═════ Given information

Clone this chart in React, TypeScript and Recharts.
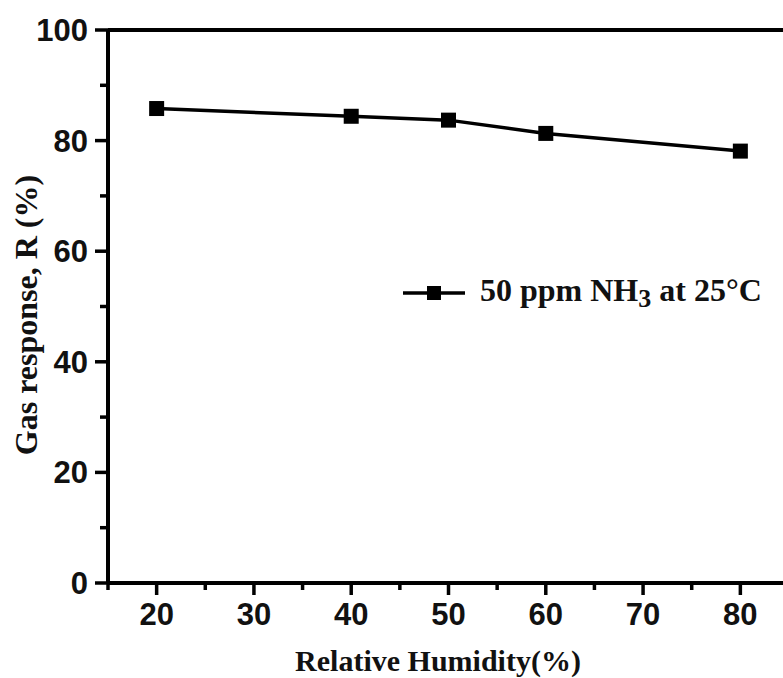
import { Legend, Line, LineChart, ReferenceLine, XAxis, YAxis } from "recharts";

const humidity = [20, 40, 50, 60, 80];
const response = [85.8, 84.4, 83.7, 81.3, 78.1];
const xTicks = [15, 20, 25, 30, 35, 40, 45, 50, 55, 60, 65, 70, 75, 80, 85];
const xLabels = [20, 30, 40, 50, 60, 70, 80];
const yTicks = [0, 10, 20, 30, 40, 50, 60, 70, 80, 90, 100];
const yLabels = [0, 20, 40, 60, 80, 100];

const data = humidity.map((h, i) => ({ rh: h, r: response[i] }));

const SANS = "'Liberation Sans', Arial, sans-serif";
const SERIF = "'Liberation Serif', 'Times New Roman', serif";

function XTick({ x, y, payload }: any) {
  const v = payload.value;
  const major = xLabels.includes(v);
  return (
    <g>
      <line x1={x} x2={x} y1={y} y2={y + (major ? 12 : 7)} stroke="#000" strokeWidth={3.5} />
      {major ? (
        <text x={x} y={y + 42} textAnchor="middle" fontFamily={SANS} fontWeight="bold" fontSize={31} fill="#111">
          {v}
        </text>
      ) : null}
    </g>
  );
}

function YTick({ x, y, payload }: any) {
  const v = payload.value;
  const major = yLabels.includes(v);
  return (
    <g>
      <line x1={x} x2={x - (major ? 13 : 8)} y1={y} y2={y} stroke="#000" strokeWidth={3.5} />
      {major ? (
        <text x={x - 20} y={y + 11} textAnchor="end" fontFamily={SANS} fontWeight="bold" fontSize={31} fill="#111">
          {v}
        </text>
      ) : null}
    </g>
  );
}

function SquareDot({ cx, cy }: any) {
  return <rect x={cx - 7.5} y={cy - 7.5} width={15} height={15} fill="#000" />;
}

function LegendBox() {
  return (
    <div style={{ display: "flex", alignItems: "center", fontFamily: SERIF, fontWeight: "bold", fontSize: 32, color: "#111", whiteSpace: "nowrap" }}>
      <svg width={62} height={20} style={{ marginRight: 15 }}>
        <line x1={0} x2={62} y1={10} y2={10} stroke="#000" strokeWidth={3.5} />
        <rect x={24} y={3} width={14} height={14} fill="#000" />
      </svg>
      <span>
        50 ppm NH<sub style={{ fontSize: 26, verticalAlign: -6 }}>3</sub> at 25°C
      </span>
    </div>
  );
}

export default function App() {
  return (
    <div style={{ position: "fixed", left: 0, top: 0, width: 783, height: 678, overflow: "hidden", background: "#fff" }}>
      <LineChart width={800} height={678} data={data} margin={{ top: 30, right: 11, bottom: 0, left: 0 }}>
        <XAxis
          dataKey="rh"
          type="number"
          domain={[15, 85]}
          ticks={xTicks}
          interval={0}
          height={95}
          tickSize={0}
          tickMargin={0}
          tick={<XTick />}
          axisLine={{ stroke: "#000", strokeWidth: 4 }}
          tickLine={false}
          label={{
            content: () => (
              <text x={438} y={671} textAnchor="middle" fontFamily={SERIF} fontWeight="bold" fontSize={30} fill="#111">
                Relative Humidity(%)
              </text>
            ),
          }}
        />
        <YAxis
          type="number"
          domain={[0, 100]}
          ticks={yTicks}
          interval={0}
          width={108}
          tickSize={0}
          tickMargin={0}
          tick={<YTick />}
          axisLine={{ stroke: "#000", strokeWidth: 4 }}
          tickLine={false}
          label={{
            content: () => (
              <text transform="translate(37,315) rotate(-90)" textAnchor="middle" fontFamily={SERIF} fontWeight="bold" fontSize={32} fill="#111">
                Gas response, R (%)
              </text>
            ),
          }}
        />
        <ReferenceLine y={100} stroke="#000" strokeWidth={4} />
        <Legend
          layout="horizontal"
          verticalAlign="middle"
          align="center"
          wrapperStyle={{ position: "absolute", left: 403, top: 272, width: "auto" }}
          content={() => <LegendBox />}
        />
        <Line
          dataKey="r"
          type="linear"
          stroke="#000"
          strokeWidth={3.5}
          dot={<SquareDot />}
          activeDot={false}
          isAnimationActive={false}
        />
      </LineChart>
    </div>
  );
}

══════════

**What needs to be done:** Return nothing but the lines running from the start of the data to the line with "const data = humidity.map((h, i)", please, both ends included and no pictures.

**Reply to the task:**
Clone this chart in React, TypeScript and Recharts.
import { Legend, Line, LineChart, ReferenceLine, XAxis, YAxis } from "recharts";

const humidity = [20, 40, 50, 60, 80];
const response = [85.8, 84.4, 83.7, 81.3, 78.1];
const xTicks = [15, 20, 25, 30, 35, 40, 45, 50, 55, 60, 65, 70, 75, 80, 85];
const xLabels = [20, 30, 40, 50, 60, 70, 80];
const yTicks = [0, 10, 20, 30, 40, 50, 60, 70, 80, 90, 100];
const yLabels = [0, 20, 40, 60, 80, 100];

const data = humidity.map((h, i) => ({ rh: h, r: response[i] }));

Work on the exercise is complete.